Return the lines below exactly, from the first line to the line that contains "4.51, 4.59, 4.62]". Leave out pictures.

Source data
— START —
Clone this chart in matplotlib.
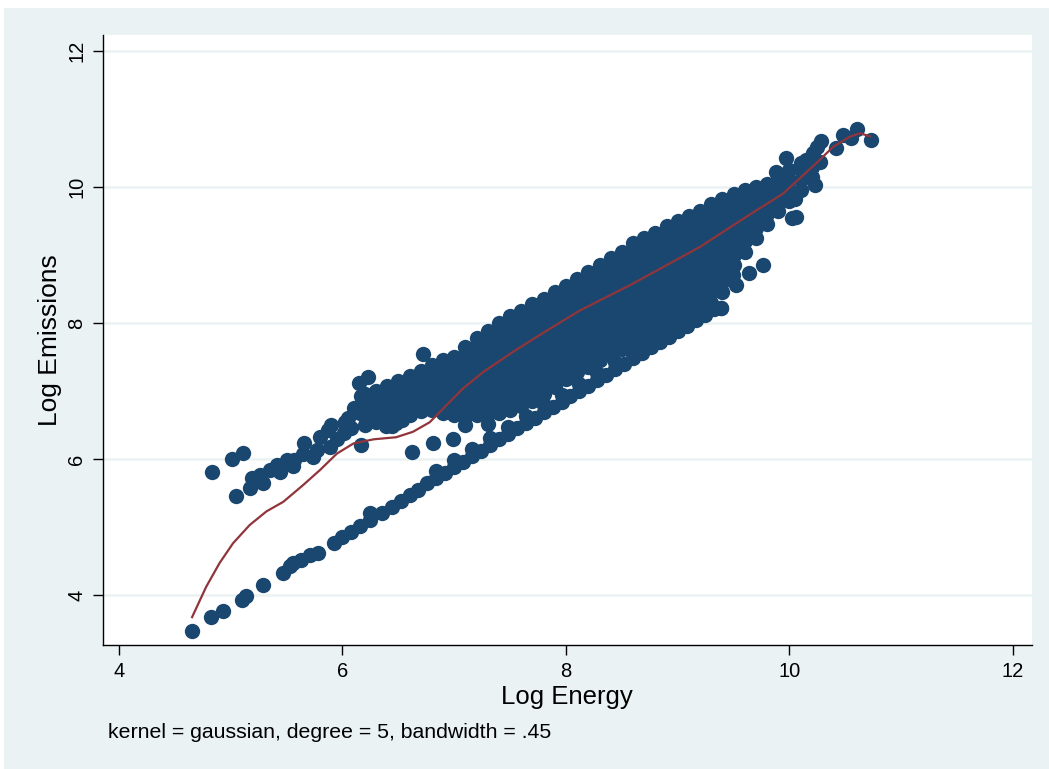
import matplotlib
matplotlib.use("Agg")
import matplotlib.pyplot as plt
from matplotlib.patches import Rectangle

plt.rcParams['font.family'] = ['Liberation Sans', 'DejaVu Sans']

# ---------------- data ----------------
# sparse lower "line" of observations (left part)
low_sparse_x = [4.65, 4.82, 4.93, 5.10, 5.14, 5.29, 5.47, 5.53, 5.56, 5.63, 5.71, 5.78]
low_sparse_y = [3.47, 3.67, 3.77, 3.93, 3.98, 4.14, 4.32, 4.42, 4.47, 4.51, 4.59, 4.62]

# dense lower line of observations
low_x = [5.92, 6.00, 6.08, 6.16, 6.25, 6.25, 6.35, 6.44, 6.52, 6.60, 6.68, 6.76, 6.84, 6.92,
         7.00, 7.08, 7.16, 7.24, 7.32, 7.40, 7.48, 7.56, 7.64, 7.72, 7.80, 7.88, 7.96, 8.04,
         8.12, 8.20, 8.28, 8.36, 8.44, 8.52, 8.60, 8.68, 8.76, 8.84, 8.92, 9.00, 9.08, 9.16,
         9.24, 9.32, 9.39]
low_y = [4.76, 4.85, 4.93, 5.01, 5.10, 5.20, 5.20, 5.30, 5.38, 5.47, 5.55, 5.64, 5.72, 5.80,
         5.88, 5.96, 6.04, 6.12, 6.21, 6.29, 6.37, 6.45, 6.53, 6.61, 6.69, 6.76, 6.84, 6.92,
         7.00, 7.08, 7.16, 7.24, 7.32, 7.40, 7.48, 7.56, 7.64, 7.72, 7.80, 7.88, 7.96, 8.04,
         8.12, 8.20, 8.22]
low2_x = [6.84, 7.00, 7.16, 7.32, 7.48, 7.64, 7.80, 7.96, 8.12, 8.28, 8.44, 8.60, 8.76]
low2_y = [5.82, 5.98, 6.14, 6.31, 6.47, 6.63, 6.79, 6.94, 7.10, 7.26, 7.42, 7.58, 7.73]

# upper-left arm and scattered observations
arm_x = [4.83, 5.01, 5.11, 5.05, 5.17, 5.19, 5.26, 5.29, 5.35, 5.41, 5.44, 5.50, 5.56, 5.57,
         5.66, 5.65, 5.74, 5.77, 5.80, 5.87, 5.89, 5.95, 6.02, 6.01, 6.16, 6.17, 6.26, 6.39,
         6.48, 6.62, 6.15, 6.23, 6.72, 6.81, 6.99, 6.17, 6.16, 5.90, 6.02, 6.44, 6.53, 6.35,
         6.05, 6.10, 6.22, 6.28, 6.08, 7.10, 7.30]
arm_y = [5.81, 6.00, 6.09, 5.46, 5.57, 5.72, 5.76, 5.64, 5.84, 5.91, 5.81, 5.99, 5.89, 5.99,
         6.23, 6.08, 6.03, 6.13, 6.33, 6.43, 6.18, 6.30, 6.53, 6.38, 6.67, 6.21, 6.77, 6.48,
         6.53, 6.11, 7.12, 7.20, 7.55, 6.23, 6.30, 6.92, 6.77, 6.50, 6.55, 6.48, 6.57, 6.97,
         6.60, 6.75, 6.62, 6.88, 6.45, 6.50, 6.52]

# main cloud: log energy columns and the log emissions observed in each
cloud_cols = [6.2, 6.3, 6.4, 6.5, 6.6, 6.7, 6.8, 6.9, 7.0, 7.1, 7.2, 7.3, 7.4, 7.5, 7.6, 7.7,
              7.8, 7.9, 8.0, 8.1, 8.2, 8.3, 8.4, 8.5, 8.6, 8.7, 8.8, 8.9, 9.0, 9.1, 9.2, 9.3,
              9.4, 9.5, 9.6, 9.7, 9.8, 9.9, 10.0, 10.1, 10.2]
cloud_vals = [
    [6.50, 6.64, 6.79, 6.95],
    [6.55, 6.70, 6.85, 7.00],
    [6.56, 6.71, 6.86, 7.00, 7.08],
    [6.60, 6.75, 6.90, 7.04, 7.15],
    [6.65, 6.80, 6.95, 7.09, 7.22],
    [6.70, 6.85, 7.00, 7.15, 7.30],
    [6.72, 6.87, 7.02, 7.17, 7.30, 7.38],
    [6.68, 6.83, 6.98, 7.13, 7.28, 7.45],
    [6.65, 6.80, 6.95, 7.10, 7.24, 7.38, 7.50],
    [6.62, 6.77, 6.92, 7.07, 7.22, 7.37, 7.52, 7.65],
    [6.64, 6.79, 6.94, 7.09, 7.24, 7.39, 7.54, 7.68, 7.78],
    [6.66, 6.81, 6.96, 7.11, 7.26, 7.41, 7.56, 7.71, 7.88],
    [6.68, 6.83, 6.98, 7.13, 7.28, 7.43, 7.58, 7.73, 7.87, 8.00],
    [6.72, 6.87, 7.02, 7.17, 7.32, 7.47, 7.62, 7.77, 7.92, 8.05, 8.10],
    [6.78, 6.93, 7.08, 7.23, 7.38, 7.53, 7.68, 7.83, 7.98, 8.10, 8.18],
    [6.86, 7.03, 7.18, 7.33, 7.48, 7.63, 7.78, 7.93, 8.08, 8.20, 8.28],
    [6.96, 7.13, 7.28, 7.43, 7.58, 7.73, 7.88, 8.03, 8.18, 8.35],
    [7.06, 7.23, 7.38, 7.53, 7.68, 7.83, 7.98, 8.13, 8.28, 8.45],
    [7.18, 7.35, 7.50, 7.65, 7.80, 7.95, 8.10, 8.25, 8.40, 8.55],
    [7.28, 7.45, 7.60, 7.75, 7.90, 8.05, 8.20, 8.35, 8.50, 8.65],
    [7.36, 7.53, 7.68, 7.83, 7.98, 8.13, 8.28, 8.43, 8.58, 8.75],
    [7.46, 7.63, 7.78, 7.93, 8.08, 8.23, 8.38, 8.53, 8.68, 8.85],
    [7.54, 7.71, 7.86, 8.01, 8.16, 8.31, 8.46, 8.61, 8.76, 8.95],
    [7.62, 7.79, 7.94, 8.09, 8.24, 8.39, 8.54, 8.69, 8.84, 8.98, 9.05],
    [7.68, 7.85, 8.00, 8.15, 8.30, 8.45, 8.60, 8.75, 8.90, 9.05, 9.17],
    [7.72, 7.87, 8.02, 8.17, 8.32, 8.47, 8.62, 8.77, 8.92, 9.07, 9.25],
    [7.80, 7.95, 8.10, 8.25, 8.40, 8.55, 8.70, 8.85, 9.00, 9.15, 9.32],
    [7.90, 8.05, 8.20, 8.35, 8.50, 8.65, 8.80, 8.95, 9.10, 9.25, 9.42],
    [8.00, 8.15, 8.30, 8.45, 8.60, 8.75, 8.90, 9.05, 9.20, 9.35, 9.50],
    [8.10, 8.25, 8.40, 8.55, 8.70, 8.85, 9.00, 9.15, 9.30, 9.45, 9.58],
    [8.20, 8.35, 8.50, 8.65, 8.80, 8.95, 9.10, 9.25, 9.40, 9.55, 9.65],
    [8.30, 8.45, 8.60, 8.75, 8.90, 9.05, 9.20, 9.35, 9.50, 9.65, 9.75],
    [8.45, 8.60, 8.75, 8.90, 9.05, 9.20, 9.35, 9.50, 9.65, 9.83],
    [8.85, 9.00, 9.15, 9.30, 9.45, 9.60, 9.75, 9.90],
    [9.05, 9.20, 9.35, 9.50, 9.65, 9.80, 9.95],
    [9.25, 9.40, 9.55, 9.70, 9.85, 10.00],
    [9.45, 9.60, 9.75, 9.90, 10.05],
    [9.65, 9.80, 9.95, 10.10],
    [9.80, 9.95, 10.10, 10.25],
    [9.95, 10.10, 10.25, 10.35],
    [10.15, 10.30, 10.45],
]

# outlying observations on the right
right_x = [9.39, 9.49, 9.52, 9.64, 9.76, 10.02, 10.06, 10.05, 10.23, 9.88, 9.97, 10.15, 10.27,
           10.21, 10.25, 10.28, 10.42, 10.48, 10.55, 10.60, 10.73]
right_y = [8.22, 8.71, 8.56, 8.73, 8.85, 9.54, 9.56, 9.83, 10.03, 10.22, 10.42, 10.40, 10.37,
           10.50, 10.59, 10.67, 10.57, 10.76, 10.72, 10.86, 10.69]

# local polynomial smooth (kernel = gaussian, degree = 5, bandwidth = .45)
smooth_x = [4.65, 4.78, 4.90, 5.02, 5.17, 5.32, 5.47, 5.65, 5.80, 5.95, 6.10, 6.28, 6.48, 6.63,
            6.78, 6.93, 7.08, 7.26, 7.53, 7.82, 8.12, 8.60, 9.20, 9.64, 9.94, 10.24, 10.39,
            10.54, 10.63, 10.73]
smooth_y = [3.66, 4.12, 4.47, 4.76, 5.03, 5.23, 5.37, 5.62, 5.84, 6.08, 6.23, 6.29, 6.32, 6.40,
            6.54, 6.79, 7.04, 7.28, 7.58, 7.88, 8.18, 8.58, 9.12, 9.59, 9.90, 10.35, 10.59,
            10.74, 10.79, 10.74]

x_ticks = [4, 6, 8, 10, 12]
y_ticks = [4, 6, 8, 10, 12]

# ---------------- figure ----------------
W, H = 1049, 769
fig = plt.figure(figsize=(W / 100, H / 100), dpi=100, facecolor='white')
fig.patches.append(Rectangle((4 / W, 0), 1 - 4 / W, 1 - 8 / H, transform=fig.transFigure,
                             facecolor='#EAF2F3', edgecolor='none', zorder=-10))

ax = fig.add_axes([103 / W, 1 - 645 / H, (1032 - 103) / W, (645 - 35) / H])
ax.set_facecolor('white')

navy = '#1A476F'
ms = 122
cx, cy = [], []
for xc, ys in zip(cloud_cols, cloud_vals):
    for yv in ys:
        cx.append(xc)
        cy.append(yv)

for xs, ys in [(low_sparse_x, low_sparse_y), (low_x, low_y), (low2_x, low2_y),
               (arm_x, arm_y), (cx, cy), (right_x, right_y)]:
    ax.scatter(xs, ys, s=ms, color=navy, linewidths=0, zorder=3)

ax.plot(smooth_x, smooth_y, color='#90353B', lw=1.6, zorder=4, solid_capstyle='butt')

ax.set_xlim(3.857, 12.17)
ax.set_ylim(3.265, 12.235)
ax.set_xticks(x_ticks)
ax.set_yticks(y_ticks)
ax.set_xticklabels([str(t) for t in x_ticks])
ax.set_yticklabels([str(t) for t in y_ticks], rotation=90, va='center')

for s in ['top', 'right']:
    ax.spines[s].set_visible(False)
for s in ['left', 'bottom']:
    ax.spines[s].set_color('#000000')
    ax.spines[s].set_linewidth(1.0)

ax.tick_params(axis='both', direction='out', length=7, width=1.0, colors='black',
               labelsize=14.5, pad=5)
ax.grid(axis='y', color='#EAF2F3', lw=1.8, zorder=0)
ax.set_axisbelow(True)

# axis titles at the reference positions
fig.text(567 / W, 1 - 697 / H, 'Log Energy', fontsize=18.5, ha='center', va='center')
fig.text(50 / W, 1 - 340 / H, 'Log Emissions', fontsize=19, ha='center', va='center',
         rotation=90)

fig.text(108 / W, 1 - 732 / H, 'kernel = gaussian, degree = 5, bandwidth = .45',
         fontsize=15.3, ha='left', va='center')

fig.savefig('out.png', dpi=100, facecolor=fig.get_facecolor())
— END —
Written response
Clone this chart in matplotlib.
import matplotlib
matplotlib.use("Agg")
import matplotlib.pyplot as plt
from matplotlib.patches import Rectangle

plt.rcParams['font.family'] = ['Liberation Sans', 'DejaVu Sans']

# ---------------- data ----------------
# sparse lower "line" of observations (left part)
low_sparse_x = [4.65, 4.82, 4.93, 5.10, 5.14, 5.29, 5.47, 5.53, 5.56, 5.63, 5.71, 5.78]
low_sparse_y = [3.47, 3.67, 3.77, 3.93, 3.98, 4.14, 4.32, 4.42, 4.47, 4.51, 4.59, 4.62]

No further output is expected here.